POJOKNEGERI.COM - Muktamar Nahdlatul Ulama (NU) dijadwalkan berlangsung pada akhir Desember mendatang, kalau tidak salah 23-25 Desember 2021. Keputusan itu ditetapkan saat Munas Alim Ulama dan Konferensi Besar NU yang berlangsung di Jakarta.
Munas Alim Ulama dan Konbes NU kelar, hampir beberapa pekan saya dipertontonkan ragam berita jelang muktamar. Mulai dari persaingan kandidat, hasil survei, isu PMII vs HMI, sampai dukungan dari masing-masing pengurus wilayah NU kepada kandidat tertentu, bahkan adalagi isu tokoh luar NU yang ujug-ujug disuarakan oleh personal tertentu melalui jejaring media sosial, seperti nama Hidayat Nur Wahid dan Ustad Abdul Somad, yang jelas-jelas sudah berbeda pandangan (manhaj al fikr)/ideologi
Memang Muktamar NU akan menjadi perhatian banyak pihak, tidak hanya skala nasional semata, bahkan internasional.
Kenapa demikian? Lantaran NU adalah organisasi terbesar yang berpaham ahlussunnah wal jamaah-annahdliyyah.

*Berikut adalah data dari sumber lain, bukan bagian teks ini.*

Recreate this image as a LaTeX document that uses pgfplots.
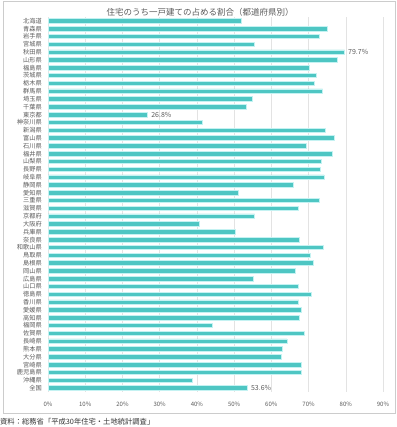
\documentclass[border=0pt]{standalone}
\usepackage{pgfplots}
\pgfplotsset{compat=1.18}
\usepackage{pgfplotstable}
\usepackage{fontspec}
\setmainfont{Noto Sans CJK JP}
\definecolor{barc}{RGB}{78,198,195}
\definecolor{glow}{RGB}{196,242,242}
\definecolor{txt}{RGB}{90,90,90}
\pgfplotstableread{
idx val
0 52.0
1 75.0
2 73.0
3 55.5
4 79.7
5 77.8
6 70.1
7 72.1
8 71.6
9 73.8
10 54.8
11 53.2
12 26.8
13 41.4
14 74.5
15 76.9
16 69.3
17 76.4
18 73.5
19 73.3
20 74.2
21 66.0
22 51.2
23 72.9
24 67.4
25 55.5
26 40.7
27 50.4
28 67.6
29 74.1
30 70.5
31 71.4
32 66.5
33 55.3
34 67.4
35 70.7
36 67.4
37 68.2
38 67.6
39 44.2
40 69.0
41 64.2
42 63.1
43 62.8
44 68.2
45 68.2
46 38.9
47 53.6
}\data
\begin{document}
\begin{tikzpicture}[x=1pt,y=1pt]
\path[use as bounding box] (0,0) rectangle (396,427);
\draw[gray!40, line width=0.8pt] (3,14) rectangle (395.3,425.5);
\node[text=txt, font=\fontsize{8.5}{10}\selectfont] at (200,415) {住宅のうち一戸建ての占める割合（都道府県別）};
\node[anchor=west, text=black!80, font=\fontsize{7.3}{9}\selectfont, inner sep=0pt] at (0,5.5) {資料：総務省「平成30年住宅・土地統計調査」};
\begin{axis}[
  at={(48pt,35pt)}, anchor=south west,
  scale only axis, width=335pt, height=375pt,
  xmin=0, xmax=90, ymin=-0.5, ymax=47.5,
  y dir=reverse,
  axis line style={draw=none},
  tick style={draw=none},
  xmajorgrids, grid style={gray!22, line width=0.5pt},
  xtick={0,10,...,90},
  ytick={0,...,47},
  yticklabels={北海道,青森県,岩手県,宮城県,秋田県,山形県,福島県,茨城県,栃木県,群馬県,埼玉県,千葉県,東京都,神奈川県,新潟県,富山県,石川県,福井県,山梨県,長野県,岐阜県,静岡県,愛知県,三重県,滋賀県,京都府,大阪府,兵庫県,奈良県,和歌山県,鳥取県,島根県,岡山県,広島県,山口県,徳島県,香川県,愛媛県,高知県,福岡県,佐賀県,長崎県,熊本県,大分県,宮崎県,鹿児島県,沖縄県,全国},
  yticklabel style={font=\fontsize{6.2}{7}\selectfont, text=txt, inner sep=0pt, xshift=-6pt},
  xticklabel={\pgfmathprintnumber{\tick}\%},
  xticklabel style={font=\fontsize{6}{7}\selectfont, text=txt, yshift=-6pt},
  /pgf/number format/assume math mode=true,
  major tick length=0pt,
  xbar, bar width=4.5pt,
  clip=false,
]
\addplot[fill=barc, draw=glow, line width=0.8pt] table[x=val, y=idx] {\data};
\node[anchor=west, text=txt, font=\fontsize{7}{8}\selectfont] at (axis cs:79.7,4) {79.7\%};
\node[anchor=west, text=txt, font=\fontsize{7}{8}\selectfont] at (axis cs:26.8,12) {26.8\%};
\node[anchor=west, text=txt, font=\fontsize{7}{8}\selectfont] at (axis cs:53.6,47) {53.6\%};
\end{axis}
\end{tikzpicture}
\end{document}
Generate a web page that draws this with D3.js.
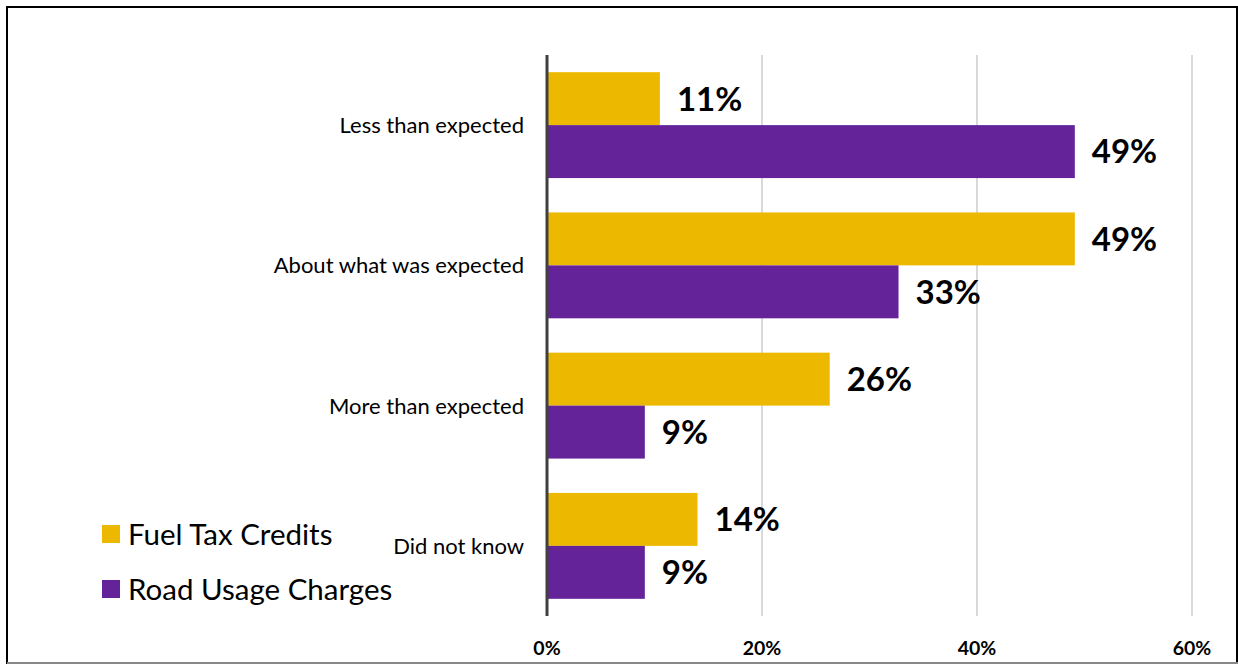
<!DOCTYPE html>
<html><head><meta charset="utf-8">
<script src="https://cdn.jsdelivr.net/npm/d3@7"></script>
<style>body{margin:0;background:#fff}svg{display:block}</style>
</head><body>
<script>
const categories = ["Less than expected","About what was expected","More than expected","Did not know"];
const seriesNames = ["Fuel Tax Credits","Road Usage Charges"];
const fuelTax = [10.5, 49.1, 26.3, 14.0];
const roadUsage = [49.1, 32.7, 9.1, 9.1];
const valueLabels = [["11%","49%","26%","14%"],["49%","33%","9%","9%"]];
const tickValues = [0, 20, 40, 60];
const colors = ["#EDB900","#65239A"];

const W = 1238, H = 665;
const svg = d3.select("body").append("svg").attr("width", W).attr("height", H);
const font = "Lato, 'Open Sans', sans-serif";

// frame
svg.append("rect").attr("x",7).attr("y",7).attr("width",1230).attr("height",656)
  .attr("fill","none").attr("stroke","#000").attr("stroke-width",2);
svg.append("line").attr("x1",7).attr("x2",1238).attr("y1",663).attr("y2",663).attr("stroke","#888").attr("stroke-width",2);

const x = d3.scaleLinear().domain([0,60]).range([547,1192]);
const y = d3.scaleBand().domain(categories).range([55,616]).paddingInner(0.245).paddingOuter(0.1225);
const ySub = d3.scaleBand().domain([0,1]).range([0, y.bandwidth()]);

// gridlines
svg.append("g").selectAll("line").data(tickValues.slice(1)).join("line")
  .attr("x1", d=>x(d)).attr("x2", d=>x(d)).attr("y1",55).attr("y2",616)
  .attr("stroke","#d9d9d9").attr("stroke-width",2);

const series = [fuelTax, roadUsage];
series.forEach((vals, si) => {
  const g = svg.append("g");
  g.selectAll("rect").data(vals).join("rect")
    .attr("x", x(0)).attr("y", (d,i)=>y(categories[i]) + ySub(si))
    .attr("width", d=>x(d)-x(0)).attr("height", ySub.bandwidth())
    .attr("fill", colors[si]);
  g.selectAll("text").data(vals).join("text")
    .attr("x", d=>x(d)+17).attr("y", (d,i)=>y(categories[i]) + ySub(si) + ySub.bandwidth()/2)
    .attr("dy","0.36em").attr("font-family",font).attr("font-weight","bold")
    .attr("font-size",33).attr("fill","#000")
    .text((d,i)=>valueLabels[si][i]);
});

// axis line
svg.append("line").attr("x1",x(0)).attr("x2",x(0)).attr("y1",55).attr("y2",616)
  .attr("stroke","#404040").attr("stroke-width",3);

// category labels
svg.append("g").selectAll("text").data(categories).join("text")
  .attr("x",524).attr("y", d=>y(d)+y.bandwidth()/2).attr("dy","0.36em")
  .attr("text-anchor","end").attr("font-family",font).attr("font-size",22).attr("fill","#000")
  .text(d=>d);

// tick labels
svg.append("g").selectAll("text").data(tickValues).join("text")
  .attr("x", d=>x(d)).attr("y",648).attr("dy","0.36em").attr("text-anchor","middle")
  .attr("font-family",font).attr("font-weight","bold").attr("font-size",19.5).attr("fill","#000")
  .text(d=>d+"%");

// legend
const leg = svg.append("g");
seriesNames.forEach((n,i)=>{
  const cy = 534 + i*55;
  leg.append("rect").attr("x",102).attr("y",cy-9).attr("width",18).attr("height",18).attr("fill",colors[i]);
  leg.append("text").attr("x",128).attr("y",cy).attr("dy","0.36em")
    .attr("font-family",font).attr("font-size",29.5).attr("fill","#000").text(n);
});
</script>
</body></html>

Banyak kalangan yang menilai NU merupakan bagian dari pertahanan negara, bangsa Indonesia. NU punya rekam jejak panjang keterlibatan dalam mendirikan negara Indonesia.
Dan hampir semua penghadangan atas gempuran ideologi berhadapan langsung dengan NU, jadi alangkah wajar sekali lagi, jika hal yang menyangkut NU, sisi luar akan ikut cawe-cawe.
Sebagaimana teori konflik, jika ingin besar carilah lawan yang besar.
Saya sendiri tidak mau terjebak pada perseteruan isu-isu yang berkembang di media sebagaimana dikemukakan di atas. Justru yang saya khawatirkan, adalah adanya upaya “pembelahan” dari dalam yang bisa saja punya tarikan dengan “faktor eksternal,” melalui “operasi media – sosial media” yang ujungnya justru mendown-grade tokoh-tokoh kaliber NU.
Terlepas ini adalah “euphoria” jelang muktamar, namun tidak ada salahnya kita mengungkap makna-makna yang ada dari kehebohan isu muktamar di tengah publik. Ini juga tidak bisa disalahkan, namanya juga demokrasi dan keterbukaan informasi.